小镇上的人也知道月食。孩子追问大人月亮哪里去了,那大人必定会告诉孩子月亮被天狗吃了——那么,果真是有天狗的吧。
黄包车
小镇上前几年开始忽然出现了许多的黄包车。
这十来辆黄包车刚刚出现的时候,对普通居民生活而言似乎并无什么影响,只是多了一点点热闹气罢了。但是,人们很快发现,黄包车其实很繁忙,它成了时髦男女兜风的好道具——花枝招展的青年男女相拥在车厢里,他们抽烟的姿态和跷二郎腿的幅度都比平时夸张了许多。尽管小镇上无景可看,但他们很快成了人们眼中的一景。上些年纪的看见男红女绿招摇过市,一打听,从镇南到镇北居然要两块钱,可以乘公交车到市里打个来回了,不免惊叫一声:“哎呦呦作死了,浪吃浪用,要拆坍观音堂了!”
我每见年轻的小男女在飞驰的黄包车上放纵地哈哈大笑,抖着灰蒙蒙的皮鞋,露出的大半只白腿和那车夫黝黑皮肤上淌下的热汗,总觉得不妥当。
可是,黄包车还是一日多似一日起来了,小镇上聚集起三四十来辆来。

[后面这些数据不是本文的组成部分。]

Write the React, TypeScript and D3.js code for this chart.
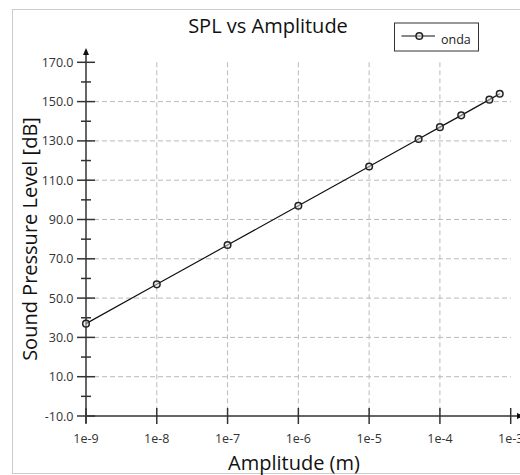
import React from "react";
import * as d3 from "d3";

const amplitudes = [1e-9, 1e-8, 1e-7, 1e-6, 1e-5, 5e-5, 1e-4, 2e-4, 5e-4, 7e-4];
const splValues = [37, 57, 77, 97, 117, 131, 137, 143, 151, 154];
const yTicks = [-10, 10, 30, 50, 70, 90, 110, 130, 150, 170];
const yMinorTicks = [0, 20, 40, 60, 80, 100, 120, 140, 160];
const yGrid = [10, 30, 50, 70, 90, 110, 130, 150];
const xTicks = [1e-9, 1e-8, 1e-7, 1e-6, 1e-5, 1e-4, 1e-3];
const xTickLabels = ["1e-9", "1e-8", "1e-7", "1e-6", "1e-5", "1e-4", "1e-3"];
const xGrid = [1e-8, 1e-7, 1e-6, 1e-5, 1e-4];
const seriesName = "onda";

const W = 520;
const H = 475;
const FONT = "'Open Sans', 'Noto Sans', sans-serif";

export default function App() {
  const x = d3.scaleLog().domain([1e-9, 1e-3]).range([86, 510.7]);
  const y = d3.scaleLinear().domain([-10, 170]).range([416, 62.3]);
  const data = amplitudes.map((a, i) => ({ a, v: splValues[i] }));
  const line = d3
    .line<{ a: number; v: number }>()
    .x((d) => x(d.a))
    .y((d) => y(d.v));
  const axisColor = "#333";
  const gridColor = "#bbb";
  const x0 = x(1e-9);
  const y0 = y(-10);

  return (
    <svg
      width={W}
      height={H}
      style={{ position: "absolute", left: 0, top: 0, background: "#fff" }}
      fontFamily={FONT}
    >
      <rect x={12.5} y={9.5} width={520} height={464} fill="#fff" stroke="#ccc" strokeWidth={1} />
      <text x={268} y={33} textAnchor="middle" fontSize={20} fill="#111">
        SPL vs Amplitude
      </text>
      {/* grid */}
      {yGrid.map((t) => (
        <line
          key={"gy" + t}
          x1={x0}
          x2={511}
          y1={y(t)}
          y2={y(t)}
          stroke={gridColor}
          strokeWidth={1}
          strokeDasharray="5,3"
        />
      ))}
      {xGrid.map((t) => (
        <line
          key={"gx" + t}
          x1={x(t)}
          x2={x(t)}
          y1={y(170)}
          y2={y0}
          stroke={gridColor}
          strokeWidth={1}
          strokeDasharray="5,3"
        />
      ))}
      {/* y axis */}
      <line x1={x0} x2={x0} y1={y0 + 7} y2={53} stroke={axisColor} strokeWidth={1.5} />
      <path d={`M${x0 - 3},${55} L${x0},${48} L${x0 + 3},${55} Z`} fill="#111" />
      {yTicks.map((t) => (
        <g key={"yt" + t}>
          <line x1={x0 - 9} x2={x0 + 9} y1={y(t)} y2={y(t)} stroke={axisColor} strokeWidth={1.5} />
          <text x={73.5} y={y(t) + 4.5} textAnchor="end" fontSize={12.5} fill="#333">
            {t.toFixed(1)}
          </text>
        </g>
      ))}
      {yMinorTicks.map((t) => (
        <line key={"ym" + t} x1={x0 - 5} x2={x0 + 5} y1={y(t)} y2={y(t)} stroke={axisColor} strokeWidth={1.5} />
      ))}
      {/* x axis */}
      <line x1={x0} x2={522} y1={y0} y2={y0} stroke={axisColor} strokeWidth={1.5} />
      <path d={`M${517},${y0 - 3} L${524},${y0} L${517},${y0 + 3} Z`} fill="#111" />
      {xTicks.map((t, i) => (
        <g key={"xt" + t}>
          <line x1={x(t)} x2={x(t)} y1={y0 - 8} y2={y0 + 8} stroke={axisColor} strokeWidth={1.5} />
          <text x={x(t)} y={443} textAnchor="middle" fontSize={12.5} fill="#333">
            {xTickLabels[i]}
          </text>
        </g>
      ))}
      {/* axis labels */}
      <text x={294} y={470} textAnchor="middle" fontSize={20} fill="#111">
        Amplitude (m)
      </text>
      <text
        transform={`translate(36.5,239) rotate(-90)`}
        textAnchor="middle"
        fontSize={20}
        fill="#111"
      >
        Sound Pressure Level [dB]
      </text>
      {/* series */}
      <path d={line(data) || ""} fill="none" stroke="#111" strokeWidth={1.2} />
      {data.map((d, i) => (
        <circle key={"p" + i} cx={x(d.a)} cy={y(d.v)} r={3.3} fill="#ddd" fillOpacity={0.5} stroke="#222" strokeWidth={1.5} />
      ))}
      {/* legend */}
      <rect x={394.5} y={23} width={84} height={28} fill="#fff" stroke="#333" strokeWidth={1} />
      <line x1={401.5} x2={435} y1={36} y2={36} stroke="#111" strokeWidth={1.2} />
      <circle cx={419.3} cy={36} r={3.3} fill="#ddd" fillOpacity={0.5} stroke="#222" strokeWidth={1.5} />
      <text x={441} y={43.5} fontSize={12.5} fill="#222">
        {seriesName}
      </text>
    </svg>
  );
}
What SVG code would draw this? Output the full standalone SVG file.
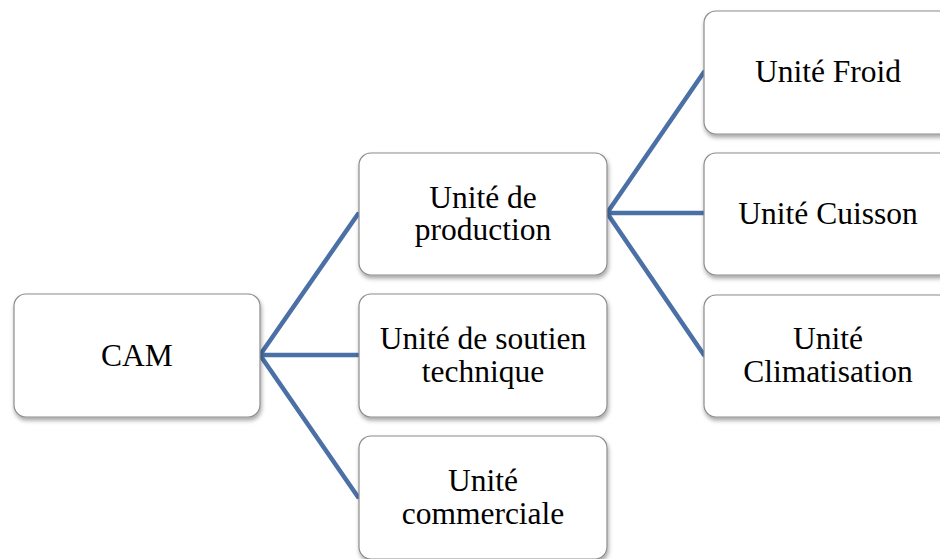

这原也合理,小镇虽小,方圆三里多地,如无摩托车或脚踏车代步,行走是颇不便的,黄包车的好处便显现了出来。一次我拎了大包小包赶路,气喘如牛,踏上黄包车方解了燃眉之急,从此觉得乘黄包车竟也是好的。
妻子终究不赞同,她说坐在上面到底于心不忍,何苦花钱去买难受?我想了半晌,方找到理由驳她:人人不坐黄包车,车夫岂不失业?坐车如同救人,不坐反是缺少慈悲心肠。她终究不服,始终坚持不坐。
我坐在黄包车上,总喜欢与车夫有一搭没一搭地聊些闲话。他们多半来自安徽、四川、湖南,出门寻觅打工的门路,来到南方才晓得工作并不好找,飘荡在外乡久了,好不容易发现这样一个谋生的好门道:花四百多块钱买一辆黄包车,就算是寻到了自己的活路。除了每个月要上缴三百来块管理费,遇到重大节日或者活动需要支付统一更换雨棚的费用之外,他们基本是自由的。挣多了吃干、挣少了喝稀,只要是不生病,万事皆阿弥陀佛了。
一次买了东西回家,夜雨忽然紧起来,在超市门口随手招来一辆黄包车,待跳上去,方发现车夫是个五旬开外的瘦弱男子,脸呈病容。我担着心,生怕他忽然踩空跌下去。雨大起来,黄包车顶着风上桥,他拓地跳下车来,一手按笼头,一手扳牢车厢,身上已淋透,脚板与鞋底在打滑。我问,要不要下车,他也不答,熬到桥顶,他松口气,回头笑答:“不用的,我有力气的。”从此我坐车的头一桩事情,就是看清楚车夫的年纪。坐在车上与车夫闲聊,其实一多半是借此打破车上与车下的尴尬局面,以此宽慰自己偷懒与虚弱的心。与老年车夫不能交谈,因为他要摒住一口气用劲踩车,一开口,就要花两倍的气力。我不喜欢年老的车夫,坐他的车,如同老父在拉我。因此我常常宁愿多走一程,避开那些年长车夫,挑精壮年轻车夫的车子。
我的女儿是喜欢坐黄包车的。小孩子的好玩心理胜过恻隐,尚不懂对人所处阶级的分类,因为从她降生就已经是有人在车下有人在车上,她无从比较起。
黄包车上的烦恼与黄包车下的烦恼不是同一类型,但都属于平民的烦恼。若非同一阶级,不可能有这样的烦恼。这种烦恼,或许不构成社会矛盾,但将成为社会长期的痛。
有天早晨我下楼,急着要赶路,发现街上的黄包车又似乎多了些,山墙便停着三辆。最靠近的黄包车上,坐着一位枯槁的老汉,年龄虽大却是新手;一旁树荫里坐着位中年男子,瘦小,臂膀处贴着伤筋膏,见我走过来,齐刷刷抬起眼看着我!不远处,一位青年车夫也发现了我,正把目光射过来。我像一只铁笼中无处逃遁的野兽!
以上所写,皆为七、八年之前的景况。现在的小镇,黄包车更多,从人力而进化为电动。自然,买车与每月须缴纳费用的涨幅也相当可观。